Hit 'Em Where They Live

Anonymous art-punk performance crew arrives with an uncharacteristically tender message.


King Cat Theater, 2130 Sixth Ave., 206-269-7444, $32.50

8 p.m. Sat., Nov. 2-Sun., Nov. 3

THE FIRST FULL song on the Residents' latest album, Demons Dance Alone, is called "Life Would Be Wonderful," and although it begins with a vaguely tropical horns-and-hand-slapped-drums intro—the sort of thing that one would expect to preface an hour of TV drama centered on the exploits of a couple of hot Miami cops—it soon rolls into a synthesizer-heavy soothing pop song that's as much like a recent Radiohead track as it is a typical Residents song. Childlike transcendence and elliptical philosophy have long been two of the Residents' strong suits, but most of Demons is, in fact, so gentle, melodic, and passive that it hardly seems like a Residents album at all.

In keeping with a slowly developing trend, the album is more pop-oriented and approachable than their early experimentations, but it's also said to be a direct response to the events of 9/11, and that sentimentality certainly bleeds through. Although there are elements of the ridiculous, the silly, and the oddly hopeful in almost every Residents song ever written, this time around, uncertainty and loss color all 28 tracks. Residents records are nothing if not thematic. But then again, recorded material is at the bottom of the list of things that make the Residents a cultural icon.

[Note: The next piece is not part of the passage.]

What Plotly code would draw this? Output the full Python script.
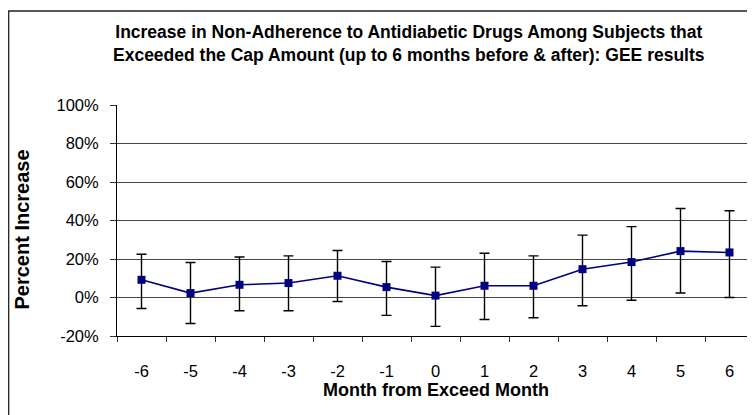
import plotly.graph_objects as go

months = ["-6", "-5", "-4", "-3", "-2", "-1", "0", "1", "2", "3", "4", "5", "6"]
pct_increase = [9.2, 2.3, 6.6, 7.5, 11.3, 5.4, 1.0, 6.1, 6.1, 14.7, 18.4, 24.1, 23.4]
upper_ci = [22.5, 18.2, 21.0, 21.6, 24.4, 18.7, 15.8, 23.0, 21.6, 32.4, 36.8, 46.2, 45.1]
lower_ci = [-5.7, -13.5, -6.9, -6.9, -2.1, -9.3, -15.0, -11.4, -10.5, -4.3, -1.4, 2.3, 0.0]
y_ticks = [-20, 0, 20, 40, 60, 80, 100]
y_tick_labels = ["-20%", "0%", "20%", "40%", "60%", "80%", "100%"]

err_plus = [u - v for u, v in zip(upper_ci, pct_increase)]
err_minus = [v - l for v, l in zip(pct_increase, lower_ci)]

FONT = "Liberation Sans, Arial, sans-serif"
NAVY = "#000080"

W, H = 747, 407
L, R, T, B = 109, 1, 97, 79
PW, PH = W - L - R, H - T - B

fig = go.Figure()
fig.add_trace(go.Scatter(
    x=months, y=pct_increase, mode="lines+markers",
    line=dict(color=NAVY, width=1.6),
    marker=dict(symbol="square", size=8, color=NAVY),
    error_y=dict(type="data", symmetric=False, array=err_plus, arrayminus=err_minus,
                 color="black", thickness=1.4, width=5),
    showlegend=False, hoverinfo="x+y",
))

fig.update_layout(
    width=W, height=H,
    margin=dict(l=L, r=R, t=T, b=B),
    paper_bgcolor="white", plot_bgcolor="white",
    font=dict(family=FONT, color="black"),
    showlegend=False,
)

fig.update_xaxes(
    type="category", range=[-0.5, len(months) - 0.5],
    tickson="boundaries", ticks="outside", ticklen=5,
    tickcolor="#333", tickwidth=1,
    showline=True, linecolor="black", linewidth=1,
    showgrid=False, zeroline=False,
    tickfont=dict(size=16.5, family=FONT, color="black"),
    ticklabelstandoff=20,
)
fig.update_yaxes(
    range=[-20, 100], tickvals=y_ticks, ticktext=y_tick_labels,
    ticks="outside", ticklen=6, tickcolor="#333", tickwidth=1,
    showline=True, linecolor="black", linewidth=1,
    showgrid=True, gridcolor="#444", gridwidth=1,
    zeroline=False,
    tickfont=dict(size=16.5, family=FONT, color="black"),
    ticklabelstandoff=8,
)

# outer chart frame (extends beyond right/bottom edges)
fig.add_shape(type="rect", xref="paper", yref="paper",
              x0=(0.7 - L) / PW, x1=1.2, y0=-0.6, y1=1 + (T - 3) / PH,
              line=dict(color="#222", width=1.3), fillcolor="rgba(0,0,0,0)", layer="below")

fig.add_annotation(
    xref="paper", yref="paper", x=(401 - L) / PW, y=1 + (T - 35) / PH,
    xanchor="center", yanchor="middle", showarrow=False,
    text="<b>Increase in Non-Adherence to Antidiabetic Drugs Among Subjects that<br>"
         "Exceeded the Cap Amount (up to 6 months before &amp; after): GEE results</b>",
    font=dict(size=17.5, family=FONT, color="black"),
)
fig.add_annotation(
    xref="paper", yref="paper", x=0.5, y=-(381.5 - (T + PH)) / PH,
    xanchor="center", yanchor="middle", showarrow=False,
    text="<b>Month from Exceed Month</b>",
    font=dict(size=18, family=FONT, color="black"),
)
fig.add_annotation(
    xref="paper", yref="paper", x=(13.5 - L) / PW, y=((T + PH) - 222) / PH,
    xanchor="center", yanchor="middle", showarrow=False, textangle=-90,
    text="<b>Percent Increase</b>",
    font=dict(size=20, family=FONT, color="black"),
)

fig.write_html("out.html")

Early progenitors of the music video format now bastardized by lesser (much lesser) artists on MTV, the Residents' first film, titled The Third Reich 'n' Roll—a four-minute piece set to a track from their 1976 release of the same name—is in the permanent collection of the New York Museum of Modern Art. Yet it's not for their much-lauded films or visual projects that the Residents are best known, either. If the group can be boiled down to just one of their "products"—albums, videos, films, interactive games, CD-ROMs, or otherwise—that product would have to be their live shows. Sales for their performance events far outnumber the sales for their albums and CDs.

But even that conclusion is incomplete. What the Residents are, at the end of the day, is an idea. An idea with eyeball masks for heads, tuxedos for uniforms, and identities as shrouded in mystery as anything you ever heard about from old man Ripley, but a very good idea nonetheless. A concept that holds the surreal is in fact real, and disguise is one of the most expressive name tags around. That their most current notion is so much more stained with conventional synth-pop and vulnerable sentiments than the avant-garde noise and Dalísque explorations of the subconscious that got them here in the first place might signal that the Residents are an idea whose day has come—or at least that they're an idea that's come even closer to the mainstream. And although longtime fans of their post-punk, no-wave exploits might disagree, for those welcoming a little comfort and some human kindness, that day is probably none too soon.